RECORDED INFORMATION:
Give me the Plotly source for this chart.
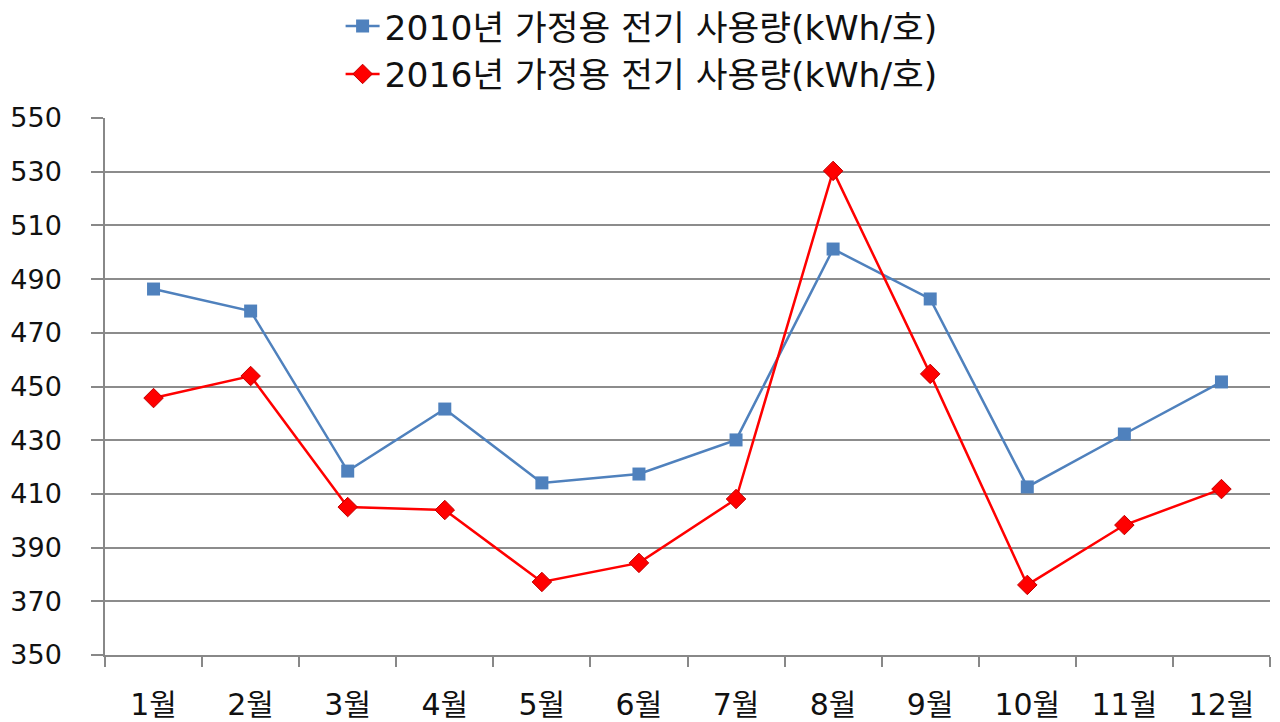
import plotly.graph_objects as go

months = ["1월", "2월", "3월", "4월", "5월", "6월", "7월", "8월", "9월", "10월", "11월", "12월"]
use_2010 = [486.3, 478.1, 418.5, 441.6, 414.1, 417.4, 430.1, 501.2, 482.6, 412.6, 432.3, 451.7]
use_2016 = [445.7, 453.9, 405.1, 404.0, 377.2, 384.3, 408.1, 530.3, 454.7, 376.1, 398.4, 411.8]
name_2010 = "2010년 가정용 전기 사용량(kWh/호)"
name_2016 = "2016년 가정용 전기 사용량(kWh/호)"
y_ticks = [350, 370, 390, 410, 430, 450, 470, 490, 510, 530, 550]

font_family = "DejaVu Sans, Noto Sans CJK KR"

fig = go.Figure()
fig.add_trace(go.Scatter(
    x=months, y=use_2010, name=name_2010, mode="lines+markers",
    line=dict(color="#4F81BD", width=2.5),
    marker=dict(symbol="square", size=13, color="#4F81BD"),
))
fig.add_trace(go.Scatter(
    x=months, y=use_2016, name=name_2016, mode="lines+markers",
    line=dict(color="#FF0000", width=2.5),
    marker=dict(symbol="diamond", size=15, color="#FF0000", line=dict(color="#C00000", width=1)),
))

fig.update_layout(
    width=1280, height=722,
    paper_bgcolor="white", plot_bgcolor="white",
    margin=dict(l=97, r=18, t=110, b=75, autoexpand=False),
    font=dict(family=font_family, color="#111111"),
    legend=dict(
        orientation="v", x=0.495, xanchor="center", xref="container",
        y=1.225, yanchor="top", yref="paper",
        font=dict(size=34.5, family=font_family, color="#111111"),
        itemwidth=34, tracegroupgap=0, bgcolor="rgba(0,0,0,0)",
    ),
    xaxis=dict(
        type="category", tickson="boundaries", ticks="outside", ticklen=10,
        tickcolor="#888888", tickwidth=1.5, tickangle=0,
        showgrid=False, showline=True, linecolor="#888888", linewidth=1.5,
        tickfont=dict(size=30, family=font_family, color="#111111"),
        range=[-0.5, 11.5], automargin=False, ticklabelstandoff=22,
    ),
    yaxis=dict(
        range=[350, 550], tickvals=y_ticks, ticks="outside", ticklen=12,
        tickcolor="#888888", tickwidth=1.5,
        showgrid=True, gridcolor="#8c8c8c", gridwidth=1.5,
        showline=True, linecolor="#888888", linewidth=1.5,
        tickfont=dict(size=27, family=font_family, color="#111111"),
        zeroline=False, automargin=False, ticklabelstandoff=24,
    ),
)

fig.write_html("out.html")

TASK PROMPT:
From the first line above to the line containing "import plotly.graph_objects as go", repeat each line exactly. Pictures stay out.

SOLVED PROBLEM:
Give me the Plotly source for this chart.
import plotly.graph_objects as go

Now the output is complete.